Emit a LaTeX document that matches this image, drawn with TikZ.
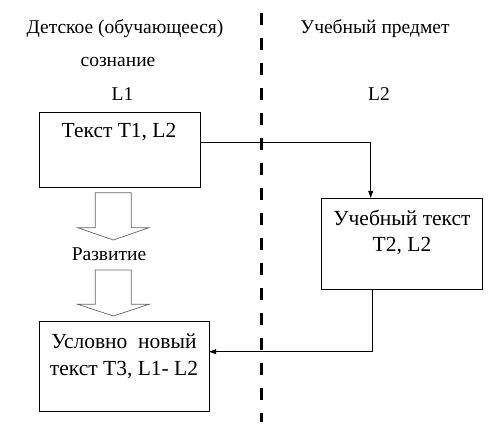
\documentclass[tikz,border=0pt]{standalone}
\usepackage{fontspec}
\setmainfont{Liberation Serif}
\usetikzlibrary{arrows.meta}
\begin{document}
\begin{tikzpicture}[x=1pt,y=-1pt,
  hdr/.style={font=\fontsize{19.5}{22}\selectfont, inner sep=0pt, anchor=center},
  boxt/.style={font=\fontsize{21.5}{24}\selectfont, inner sep=0pt, anchor=center},
  frame/.style={draw=black, line width=0.8pt},
  conn/.style={draw=black, line width=0.7pt, -{Triangle[length=7pt,width=5pt]}},
  blockarrow/.style={draw=black!60, line width=0.7pt, fill=white},
  divider/.style={draw=black, line width=2.6pt, dash pattern=on 12pt off 13pt}]
\useasboundingbox (0,0) rectangle (498,433);
% headers
\node[hdr] (h1) at (125,29) {Детское (обучающееся)};
\node[hdr] (h2) at (118,62) {сознание};
\node[hdr] (h3) at (122.5,94) {L1};
\node[hdr] (h4) at (375,29) {Учебный предмет};
\node[hdr] (h5) at (379,94) {L2};
% divider
\coordinate (d1) at (261.7,13);
\coordinate (d2) at (261.7,422);
\draw[divider] (d1) -- (d2);
% boxes
\path[frame] (39.3,112.3) rectangle (200.3,187.3);
\node (b1) at (119.8,149.8) [minimum width=161pt, minimum height=75pt, inner sep=0pt] {};
\node[boxt] (t1) at (119,131.7) {Текст Т1, L2};
\path[frame] (321.7,198) rectangle (482.3,289.3);
\node (b2) at (402,243.65) [minimum width=160.6pt, minimum height=91.3pt, inner sep=0pt] {};
\node[boxt] (t2a) at (402,218) {Учебный текст};
\node[boxt] (t2b) at (402,246) {Т2, L2};
\path[frame] (39.3,321.7) rectangle (209,411);
\node (b3) at (124.15,366.35) [minimum width=169.7pt, minimum height=89.3pt, inner sep=0pt] {};
\node[boxt] (t3a) at (124,341) {Условно~~новый};
\node[boxt] (t3b) at (124,370) {текст Т3, L1- L2};
% connectors
\draw[conn] (b1.east |- 0,142.7) -| (b2.north -| 370.7,0);
\draw[conn] (b2.south -| 372.3,0) |- (b3.east |- 0,351.7);
% block arrows
\path[blockarrow] (95.3,192.7) -- (131.3,192.7) -- (131.3,227.7) -- (149,227.7) -- (113.3,240) -- (77.7,227.7) -- (95.3,227.7) -- cycle;
\node[hdr] (dev) at (109,254) {Развитие};
\path[blockarrow] (95.3,270) -- (131.3,270) -- (131.3,304.3) -- (149,304.3) -- (113.3,316) -- (77.7,304.3) -- (95.3,304.3) -- cycle;
\end{tikzpicture}
\end{document}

————

EXERCISE REQUIREMENTS: Restate the full listing verbatim and drop every picture.

RESPONSE BELOW:
Emit a LaTeX document that matches this image, drawn with TikZ.
\documentclass[tikz,border=0pt]{standalone}
\usepackage{fontspec}
\setmainfont{Liberation Serif}
\usetikzlibrary{arrows.meta}
\begin{document}
\begin{tikzpicture}[x=1pt,y=-1pt,
  hdr/.style={font=\fontsize{19.5}{22}\selectfont, inner sep=0pt, anchor=center},
  boxt/.style={font=\fontsize{21.5}{24}\selectfont, inner sep=0pt, anchor=center},
  frame/.style={draw=black, line width=0.8pt},
  conn/.style={draw=black, line width=0.7pt, -{Triangle[length=7pt,width=5pt]}},
  blockarrow/.style={draw=black!60, line width=0.7pt, fill=white},
  divider/.style={draw=black, line width=2.6pt, dash pattern=on 12pt off 13pt}]
\useasboundingbox (0,0) rectangle (498,433);
% headers
\node[hdr] (h1) at (125,29) {Детское (обучающееся)};
\node[hdr] (h2) at (118,62) {сознание};
\node[hdr] (h3) at (122.5,94) {L1};
\node[hdr] (h4) at (375,29) {Учебный предмет};
\node[hdr] (h5) at (379,94) {L2};
% divider
\coordinate (d1) at (261.7,13);
\coordinate (d2) at (261.7,422);
\draw[divider] (d1) -- (d2);
% boxes
\path[frame] (39.3,112.3) rectangle (200.3,187.3);
\node (b1) at (119.8,149.8) [minimum width=161pt, minimum height=75pt, inner sep=0pt] {};
\node[boxt] (t1) at (119,131.7) {Текст Т1, L2};
\path[frame] (321.7,198) rectangle (482.3,289.3);
\node (b2) at (402,243.65) [minimum width=160.6pt, minimum height=91.3pt, inner sep=0pt] {};
\node[boxt] (t2a) at (402,218) {Учебный текст};
\node[boxt] (t2b) at (402,246) {Т2, L2};
\path[frame] (39.3,321.7) rectangle (209,411);
\node (b3) at (124.15,366.35) [minimum width=169.7pt, minimum height=89.3pt, inner sep=0pt] {};
\node[boxt] (t3a) at (124,341) {Условно~~новый};
\node[boxt] (t3b) at (124,370) {текст Т3, L1- L2};
% connectors
\draw[conn] (b1.east |- 0,142.7) -| (b2.north -| 370.7,0);
\draw[conn] (b2.south -| 372.3,0) |- (b3.east |- 0,351.7);
% block arrows
\path[blockarrow] (95.3,192.7) -- (131.3,192.7) -- (131.3,227.7) -- (149,227.7) -- (113.3,240) -- (77.7,227.7) -- (95.3,227.7) -- cycle;
\node[hdr] (dev) at (109,254) {Развитие};
\path[blockarrow] (95.3,270) -- (131.3,270) -- (131.3,304.3) -- (149,304.3) -- (113.3,316) -- (77.7,304.3) -- (95.3,304.3) -- cycle;
\end{tikzpicture}
\end{document}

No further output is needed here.